One option the government should not leave out of account is allowing the banks in the worst positions to fold. If they do fold, the loss will fall on those owed money by the banks. Mr and Mrs Ordinary will have their savings protected up to £50,000 per bank and that will be a loss borne by the taxpayer. Beyond that, shareholders who have gambled on bank shares producing either an income or capital growth will find they put their chips on black rather than red. So be it, that is the chance they took knowing they were gambling. Other financial institutions will take a hit when there is no money to repay them, just as The Amalgamated Plasterboard Company Ltd takes a hit when Fred Bloggs the builder goes bankrupt before paying their invoice. These risks are spread all over the world, British banks do not only have British investors.
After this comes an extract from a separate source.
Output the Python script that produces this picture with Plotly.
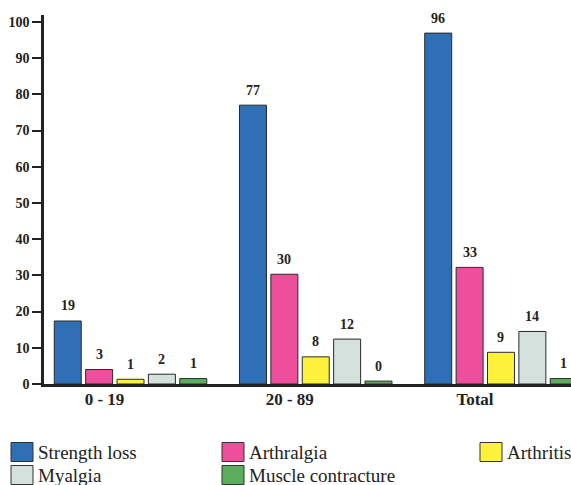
import plotly.graph_objects as go

categories = ["0 - 19", "20 - 89", "Total"]
series_names = ["Strength loss", "Arthralgia", "Arthritis", "Myalgia", "Muscle contracture"]

# bar heights as drawn in the picture
strength_loss = [17.4, 77.0, 96.9]
arthralgia = [4.0, 30.3, 32.2]
arthritis = [1.3, 7.5, 8.75]
myalgia = [2.7, 12.4, 14.5]
muscle_contracture = [1.5, 0.8, 1.5]

# value labels printed above the bars
strength_loss_labels = ["19", "77", "96"]
arthralgia_labels = ["3", "30", "33"]
arthritis_labels = ["1", "8", "9"]
myalgia_labels = ["2", "12", "14"]
muscle_contracture_labels = ["1", "0", "1"]

y_ticks = list(range(0, 101, 10))

colors = ["#2E6FB5", "#EE4F9C", "#FFF23C", "#D4E1DD", "#5AAE5C"]

values = [strength_loss, arthralgia, arthritis, myalgia, muscle_contracture]
labels = [strength_loss_labels, arthralgia_labels, arthritis_labels,
          myalgia_labels, muscle_contracture_labels]

W, H = 571, 485
ML, MR, MT, MB = 44, 0, 15, 101
PW, PH = W - ML - MR, H - MT - MB
XR = [-0.467, 2.378]
YR = [0, 101.9]
BARGAP = 0.153
BARGROUPGAP = 0.14
px_per_unit = PW / (XR[1] - XR[0])
slot_px = (1 - BARGAP) / len(series_names) * px_per_unit

SERIF = "Liberation Serif"
DARK = "#222222"

fig = go.Figure()
for name, vals, col in zip(series_names, values, colors):
    fig.add_trace(go.Bar(
        name=name, x=categories, y=vals,
        marker=dict(color=col, line=dict(color="#2a2a2a", width=1)),
        showlegend=False, hoverinfo="x+y+name",
    ))

annotations = []
n = len(series_names)
for i, labs in enumerate(labels):
    for cat, v, lab in zip(categories, values[i], labs):
        annotations.append(dict(
            x=cat, y=v, xref="x", yref="y", text=lab, showarrow=False,
            xshift=(i - (n - 1) / 2) * slot_px, yshift=15,
            xanchor="center", yanchor="middle",
            font=dict(family=SERIF, size=14, color=DARK, weight="bold"),
        ))


def px_x(p):
    return (p - ML) / PW


def px_y(p):
    return (H - MB - p) / PH


# custom legend: (column left px, swatch top px)
legend_slots = [(11, 442.5), (222, 442.5), (480, 442.5), (11, 465.5), (222, 465.5)]
shapes = []
for name, col, (lx, ly) in zip(series_names, colors, legend_slots):
    shapes.append(dict(
        type="rect", xref="paper", yref="paper",
        x0=px_x(lx), x1=px_x(lx + 22), y0=px_y(ly + 19), y1=px_y(ly),
        fillcolor=col, line=dict(color="#333333", width=1),
    ))
    annotations.append(dict(
        x=px_x(lx + 24.5), y=px_y(ly + 9.5), xref="paper", yref="paper",
        text=name, showarrow=False, xanchor="left", yanchor="middle",
        font=dict(family=SERIF, size=19, color=DARK),
    ))

fig.update_layout(
    width=W, height=H,
    margin=dict(l=ML, r=MR, t=MT, b=MB, pad=0),
    paper_bgcolor="white", plot_bgcolor="white",
    barmode="group", bargap=BARGAP, bargroupgap=BARGROUPGAP,
    showlegend=False,
    annotations=annotations, shapes=shapes,
    xaxis=dict(
        type="category", range=XR, showgrid=False, zeroline=False,
        showline=True, linecolor=DARK, linewidth=2.5,
        ticks="", ticklabelshift=-26, ticklabelstandoff=-2,
        tickfont=dict(family=SERIF, size=17, color=DARK, weight="bold"),
    ),
    yaxis=dict(
        range=YR, tickvals=y_ticks, showgrid=False, zeroline=False,
        showline=True, linecolor=DARK, linewidth=2.5,
        ticks="outside", ticklen=9, tickwidth=2, tickcolor=DARK,
        tickfont=dict(family=SERIF, size=14, color=DARK, weight="bold"),
    ),
)

fig.write_html("out.html")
I fear the insurance idea has a fundamental flaw. It guarantees that a proportion of losses will remain at home when otherwise they would be spread around the globe. Say a loss is made of £1million and 80% of the bank's shares are owned by Brits. That loss will cost the British shareholders £800,000 and £200,000 will be borne elsewhere. It might not mean an immediate loss to anyone, but it will reduce the bank's capital which will have to be reimbursed from future income thereby reducing the profitability of the business and, in turn, both the income and capital value of the shares. If the taxpayer has to carry as little as 1% of the loss (£10,000) the shareholders bear £990,000, split £792,000 to the Brits and £198,000 to Johnny Foreigner. The total UK loss is increased to £802,000 (£792,000 to the shareholders and £10,000 to the taxpayer) and our friends overseas get a gift of £2,000 from our taxes. Of course we are not talking about losses of £1million but about potential losses of hundreds of billions. Voluntarily sucking a greater proportion of that into the UK's debit column doesn't seem a very sound way to bolster this country's finances.
If, as I suspect, the real fear is that things are so bad that one or more banks will fold without a cushion against the effect of Mr Toxic Loan's halitosis, taking a measure that will increase the proportion of loss retained in the UK seems extremely risky. Could the scheme make the difference between folding and remaining in business? No one can tell because the potential losses are so massive and where they will fall so unpredictable. I have a nasty feeling about this one.